Her language was simple. She spoke for just 5 minutes. When she left the dias, I was agape. Not just me, the applause from the audience proved beyond doubt that everyone else too saw the difference between intellect and experience. She even tracked what she said poorly. But even then, appreciation abounds. Here is what she counted as failures of governance.
  1. I am a farmer. If the government creates conditions in which I am sitting in Delhi - in this room - in the month of June - when I should be tilling the land in my fields, then this is a failure of governance.
  2. When we started the Andolan, the government (esp. of Gujarat) alleged that the foriegn agents are opposing the dam. My skin was tanned working on the fields. We have brown skin. I was born and brought up here and so are the other people from my village who are fighting against the dam. I don't even know english. And the government alleges that I am a foriegn agent. This is the second failure of the government. (If the government doesn't even recognize its citizens, how can it take the responsibility of protecting their rights? How can it successfully accomplish anything else?)
  3. The government's failure is in not recognizing the value of its people. It only counted land. It promised to give us "land for land". That it did not even take into account our human identity, our culture and our closely knit social fabric at the time of working out a rehabilitation plan, is in itself a failure. (If the government doesn't appreciate the civil and cultural structures in the society and the sustainable livelihood generation practices, are we not going in the wrong direction)
  4. The fact that government has not even been able to provide the bare minimum land for land rehabilitation (even after promising only that), is a still larger failure of governance.
  5. Government proudly proclaims "Jai Jawan, Jai Kisan" in its different publications. If it can not think about the "kisan", then it should remove this slogan. That the government has done neither (nor work for the kisan, nor removed the slogan), it is a failure of the government.
  6. Government asks us to follow the principle of "chota parivar, sukhi parivar". It asks us that small is good. Then why does it not understand it itself. Why is it going for large dams, when small dams can actually accomplish the purpose?

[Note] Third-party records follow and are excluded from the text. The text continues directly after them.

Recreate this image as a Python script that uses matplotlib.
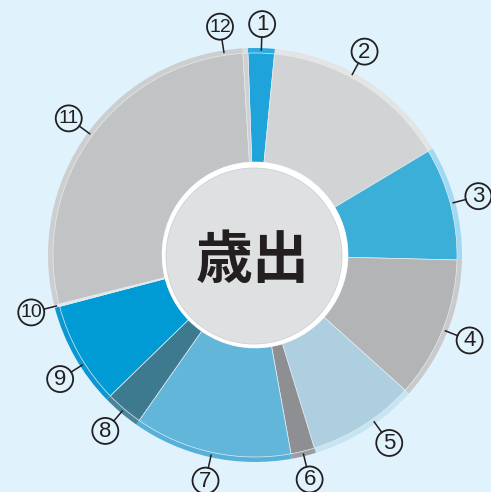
import numpy as np
import matplotlib
matplotlib.use("Agg")
import matplotlib.pyplot as plt
from matplotlib import font_manager
from matplotlib.patches import Circle

labels = ["1", "2", "3", "4", "5", "6", "7", "8", "9", "10", "11", "12"]
shares = [2.1, 14.9, 9.0, 11.3, 8.6, 1.9, 12.6, 3.0, 8.2, 0.2, 28.0, 0.4]
colors = ["#1ea3da", "#d2d3d5", "#3cafd9", "#b3b4b6", "#aecfe0", "#8e8f93",
          "#62b6da", "#3e7a8f", "#009bd4", "#dfe8ee", "#c2c3c5", "#cfd0d2"]
rim_colors = ["#2aaae0", "#e4e4e5", "#a0d9f3", "#c9cacc", "#c7e4f3", "#9c9da0",
              "#56b0da", "#4a8499", "#0b97cf", "#e8f2f7", "#cdcecf", "#dcdcdd"]
label_nudge = [0, -4, 0, 0, -3, 0, 0, 0, -3, 0, 0, -6]  # degrees
title = "歳出"

bg = "#e0f2fc"
names = {f.name for f in font_manager.fontManager.ttflist}
num_font = "Liberation Sans" if "Liberation Sans" in names else "DejaVu Sans"

fig = plt.figure(figsize=(4.91, 4.92), dpi=100)
fig.patch.set_facecolor(bg)
ax = fig.add_axes([0, 0, 1, 1])
ax.set_facecolor(bg)

cx, cy = 255, 237
r_out, r_rim, r_in = 207, 202, 93
start = -2.0  # degrees clockwise from 12 o'clock

ax.pie(shares, colors=rim_colors, radius=r_out, center=(cx, cy),
       startangle=90 - start, counterclock=False,
       wedgeprops=dict(width=r_out - r_rim + 1, linewidth=0))
ax.pie(shares, colors=colors, radius=r_rim, center=(cx, cy),
       startangle=90 - start, counterclock=False,
       wedgeprops=dict(width=r_rim - r_in, linewidth=0.5, edgecolor="#e4ecf0"))

# centre disc
ax.add_patch(Circle((cx, cy), r_in, facecolor="white", edgecolor="none", zorder=3))
ax.add_patch(Circle((cx - 1, cy - 1), r_in - 5, facecolor="#dfe0e2",
                    edgecolor="#cfd0d2", linewidth=0.6, zorder=4))
ax.text(cx - 2, cy - 6, title, ha="center", va="center", fontsize=41,
        fontweight="bold", color="#231f20",
        family=["Noto Sans CJK JP", "DejaVu Sans"], zorder=5)

# numbered callouts
total = sum(shares)
cum = 0.0
for lab, s, nd in zip(labels, shares, label_nudge):
    mid = start + (cum + s / 2) / total * 360 + nd
    cum += s
    t = np.deg2rad(mid)
    dx, dy = np.sin(t), np.cos(t)
    ax.plot([cx + 205 * dx, cx + 218 * dx], [cy + 205 * dy, cy + 218 * dy],
            color="#231f20", lw=1.1, zorder=6)
    lx, ly = cx + 231 * dx, cy + 231 * dy
    ax.add_patch(Circle((lx, ly), 13, facecolor="none", edgecolor="#231f20",
                        linewidth=1.3, zorder=6))
    fs = 16 if len(lab) == 1 else 14
    ax.text(lx, ly - 0.5, lab, ha="center", va="center", fontsize=fs,
            family=num_font, color="#231f20", zorder=7)

ax.set_xlim(0, 491)
ax.set_ylim(0, 492)
ax.set_aspect("equal")
ax.axis("off")

fig.savefig("out.png", dpi=100, facecolor=bg)
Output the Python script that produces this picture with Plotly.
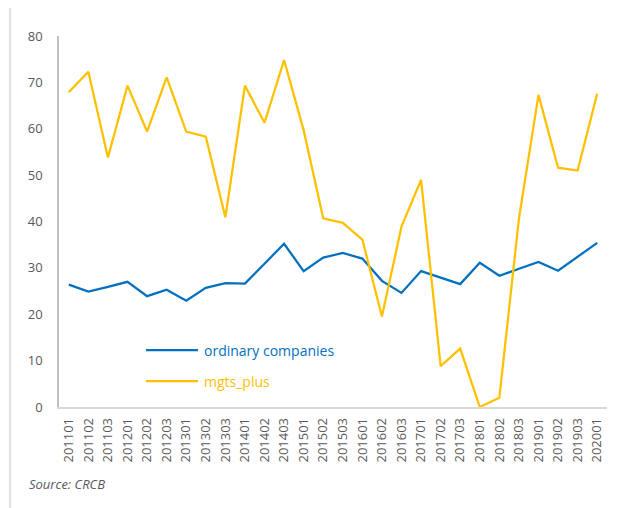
import plotly.graph_objects as go

categories = ["201101", "201102", "201103", "201201", "201202", "201203",
              "201301", "201302", "201303", "201401", "201402", "201403",
              "201501", "201502", "201503", "201601", "201602", "201603",
              "201701", "201702", "201703", "201801", "201802", "201803",
              "201901", "201902", "201903", "202001"]

ordinary_companies = [26.4, 24.9, 25.9, 27.0, 23.9, 25.3,
                      22.9, 25.7, 26.7, 26.6, 30.9, 35.2,
                      29.3, 32.2, 33.2, 32.0, 27.2, 24.6,
                      29.3, 27.9, 26.5, 31.1, 28.3, 29.8,
                      31.3, 29.4, 32.5, 35.4]

mgts_plus = [67.9, 72.3, 53.8, 69.3, 59.4, 71.1,
             59.4, 58.3, 40.9, 69.3, 61.3, 74.8,
             59.7, 40.7, 39.7, 36.1, 19.5, 38.9,
             49.0, 8.8, 12.6, 0.0, 2.0, 40.6,
             67.3, 51.6, 51.0, 67.6]

series_names = ["ordinary companies", "mgts_plus"]
y_ticks = [0, 10, 20, 30, 40, 50, 60, 70, 80]

BLUE = "#0070C0"
GOLD = "#FFC000"
FONT = "Open Sans, Liberation Sans, sans-serif"

# page body has an 8px default margin; compensate so the figure sits at page (0,0)-like coords
OFF = 8
W, H = 633 - OFF, 508 - OFF
# desired page-pixel plot area: x 59..607, y 36..407
PL, PR, PT, PB = 59, 607, 36, 407
L, T = PL - OFF, PT - OFF
R = W - (PR - OFF)
B = H - (PB - OFF)

def px_x(p):
    return (p - PL) / (PR - PL)

def px_y(p):
    return (PB - p) / (PB - PT)

fig = go.Figure()
fig.add_trace(go.Scatter(x=categories, y=ordinary_companies, mode="lines",
                         name=series_names[0], line=dict(color=BLUE, width=2.25)))
fig.add_trace(go.Scatter(x=categories, y=mgts_plus, mode="lines",
                         name=series_names[1], line=dict(color=GOLD, width=2.25)))

legend_rows = [(series_names[0], BLUE, 350), (series_names[1], GOLD, 381)]
shapes = [dict(type="rect", xref="paper", yref="paper",
               x0=px_x(10), x1=px_x(660), y0=px_y(540), y1=px_y(6),
               line=dict(color="#D9D9D9", width=1.5), layer="below")]
annotations = [dict(text="<i>Source: CRCB</i>", xref="paper", yref="paper",
                    x=px_x(27), y=px_y(484), xanchor="left", yanchor="middle",
                    showarrow=False, font=dict(size=13, color="#595959", family=FONT))]
for name, col, ypx in legend_rows:
    shapes.append(dict(type="line", xref="paper", yref="paper",
                       x0=px_x(146), x1=px_x(198), y0=px_y(ypx), y1=px_y(ypx),
                       line=dict(color=col, width=2.25)))
    annotations.append(dict(text=name, xref="paper", yref="paper",
                            x=px_x(202), y=px_y(ypx), xanchor="left", yanchor="middle",
                            showarrow=False, font=dict(size=14, color=col, family=FONT)))

fig.update_layout(
    width=W, height=H,
    margin=dict(l=L, r=R, t=T, b=B),
    paper_bgcolor="white", plot_bgcolor="white",
    font=dict(family=FONT, color="#595959", size=13),
    showlegend=False,
    xaxis=dict(type="category", range=[-0.5, len(categories) - 0.5],
               showgrid=False, showline=True, linecolor="#D9D9D9",
               linewidth=1.5, tickangle=-90, ticks="", tickfont=dict(size=13, color="#595959"),
               ticklabelstandoff=4, zeroline=False, automargin=False),
    yaxis=dict(range=[0, 80], tickvals=y_ticks, showgrid=False, showline=True,
               linecolor="#BFBFBF", linewidth=1.5, ticks="", zeroline=False,
               tickfont=dict(size=13, color="#595959"), ticklabelstandoff=12,
               automargin=False),
    shapes=shapes,
    annotations=annotations,
)

fig.write_html("out.html")
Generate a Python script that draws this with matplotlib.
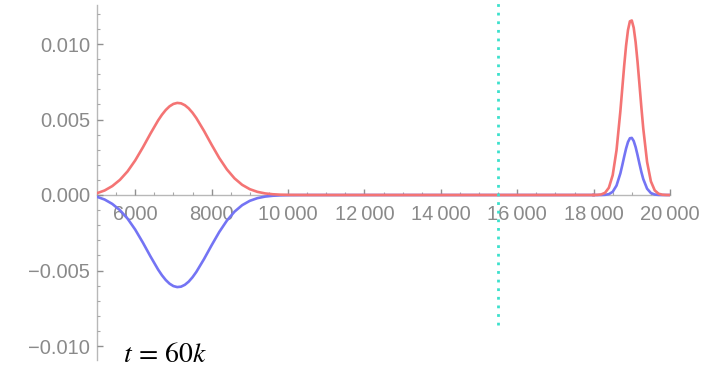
import matplotlib
matplotlib.use("Agg")
import matplotlib.pyplot as plt
from matplotlib.ticker import FixedLocator, MultipleLocator

# ---- data ----
x_left = [5000, 5200, 5400, 5600, 5800, 6000, 6200, 6400, 6600, 6700, 6800, 6900,
          7000, 7100, 7200, 7300, 7400, 7500, 7600, 7800, 8000, 8200, 8400, 8600,
          8800, 9000, 9200, 9400, 9600, 9800, 10000, 10500, 18000]
red_left = [0.000120, 0.000300, 0.000590, 0.001003, 0.001564, 0.002290, 0.003149,
            0.004069, 0.004939, 0.005315, 0.005631, 0.005874, 0.006032, 0.006098,
            0.006070, 0.005947, 0.005738, 0.005449, 0.005095, 0.004250, 0.003331,
            0.002452, 0.001696, 0.001102, 0.000673, 0.000386, 0.000208, 0.000105,
            0.000050, 0.000022, 0.000009, 0.0, 0.0]
blue_left = [-0.000120, -0.000300, -0.000590, -0.001003, -0.001564, -0.002290, -0.003149,
             -0.004069, -0.004939, -0.005315, -0.005631, -0.005874, -0.006032, -0.006098,
             -0.006070, -0.005947, -0.005738, -0.005449, -0.005095, -0.004250, -0.003331,
             -0.002452, -0.001696, -0.001102, -0.000673, -0.000386, -0.000208, -0.000105,
             -0.000050, -0.000022, -0.000009, 0.0, 0.0]

x_right = [18000, 18100, 18200, 18300, 18400, 18500, 18600, 18700, 18750, 18800, 18850,
           18900, 18950, 19000, 19050, 19100, 19150, 19200, 19250, 19300, 19400, 19500,
           19600, 19700, 19800, 19900, 20000]
red_right = [0.0000013, 0.0000077, 0.0000369, 0.000147, 0.000483, 0.001314, 0.002963,
             0.005529, 0.007036, 0.008541, 0.009888, 0.010919, 0.011501, 0.011556,
             0.011076, 0.010124, 0.008828, 0.007342, 0.005823, 0.004407, 0.002190,
             0.000900, 0.000307, 0.000086, 0.000020, 0.0000039, 0.0]
blue_right = [0.0, 0.0, 0.0, 0.0000117, 0.0000567, 0.000213, 0.000625, 0.001426,
              0.001962, 0.002535, 0.003076, 0.003508, 0.003757, 0.003781, 0.003574,
              0.003174, 0.002648, 0.002075, 0.001528, 0.001056, 0.000419, 0.000129,
              0.0000311, 0.0000058, 0.0, 0.0, 0.0]

marker_x = 15500
x_ticks = [6000, 8000, 10000, 12000, 14000, 16000, 18000, 20000]
x_tick_labels = ["6000", "8000", "10\u2009000", "12\u2009000", "14\u2009000",
                 "16\u2009000", "18\u2009000", "20\u2009000"]
y_ticks = [-0.010, -0.005, 0.0, 0.005, 0.010]
y_tick_labels = ["\u22120.010", "\u22120.005", "0.000", "0.005", "0.010"]
annotation = r"$t\,=\,60k$"

# ---- styling ----
RED = "#f47474"
BLUE = "#7474f4"
CYAN = "#3de0cc"
AXIS = "#b8b8b8"
LABEL = "#8a8a8a"

plt.rcParams["font.family"] = ["Liberation Sans", "DejaVu Sans"]
plt.rcParams["mathtext.fontset"] = "stix"

fig = plt.figure(figsize=(7.19, 3.68), dpi=100)
ax = fig.add_axes([97 / 719, 1 - 360 / 368, (670 - 97) / 719, 355 / 368])

ax.plot(x_left, blue_left, color=BLUE, lw=1.9, zorder=3)
ax.plot(x_right, blue_right, color=BLUE, lw=1.9, zorder=3)
ax.plot(x_left, red_left, color=RED, lw=1.9, zorder=3)
ax.plot(x_right, red_right, color=RED, lw=1.9, zorder=3)

ax.set_xlim(5000, 20000)
ax.set_ylim(-(360 - 195) / 15100, (195 - 5) / 15100)

ax.axvline(marker_x, ymin=(360 - 325) / 355, ymax=1.015, color=CYAN, lw=2.0,
           linestyle=(0, (1, 2.1)), clip_on=False, zorder=4)

for s in ["top", "right"]:
    ax.spines[s].set_visible(False)
ax.spines["bottom"].set_position(("data", 0))
ax.spines["left"].set_position(("data", 5000))
for s in ["bottom", "left"]:
    ax.spines[s].set_color(AXIS)
    ax.spines[s].set_linewidth(1.0)
    ax.spines[s].set_zorder(1)

ax.xaxis.set_major_locator(FixedLocator(x_ticks))
ax.set_xticklabels(x_tick_labels)
ax.xaxis.set_minor_locator(MultipleLocator(500))
ax.yaxis.set_major_locator(FixedLocator(y_ticks))
ax.set_yticklabels(y_tick_labels)
ax.yaxis.set_minor_locator(MultipleLocator(0.001))

ax.tick_params(axis="both", which="major", direction="in", length=4, width=1,
               color="#909090", labelcolor=LABEL, labelsize=14.5)
ax.tick_params(axis="both", which="minor", direction="in", length=2.5, width=0.8,
               color="#a8a8a8")
ax.tick_params(axis="x", which="major", pad=7)
ax.tick_params(axis="y", which="major", pad=5)

fig.text(123 / 719, 1 - 362 / 368, annotation, fontsize=20, ha="left", va="baseline",
         color="black")

fig.savefig("out.png", dpi=100, facecolor="white")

This was followed by many other talks - again by Delhiites and Mumbaikars. The convention was closed by a talk by Prakash bhai - whose land will also get submerged at the increased hieght. His point hit hard again.

  • We understand that power is needed. But power can also be generated by having small dams.
  • We understand that irrigation is needed, but we have been irrigating our lands since times immemorial - by watershed management and by tanks and ponds and wells.
  • Then why do we need to go for such a scheme that submerges so much of land and displaces lakhs of people.
  • If we go this way, then even though we will have electricity, what will we eat.
  • I am told that this year we had to import food (wheat from Australia). Isn't this a wrong trend.
  • The newly irrigated land will be used to grow cash-crops. We can't eat cotton. Sugarcane is not food. Moreover, these are sold for money.
  • We follow subsistence agriculture. We grow food. We eat what we grow. So, why is the government not even understanding this very basic fact? Why is the government intent on submergence? They might have some hidden agenda. But why have a hidden agenda with its own citizens?

The points are simple. Yet they are hard-hitting. I really thank Shanti Behan and Prakash Bhai for enlightening me. I am thankful for the opportunity to attend the convention. I pray to God that government recognizes its failure in this article. I hope that this article helps us improve the way we work. I hope that the urban middle class appreciates the concerns of this simple rural lady. I sincerely hope that sense prevails and something is done URGENTLY to save thousands of lives in the Narmada valley.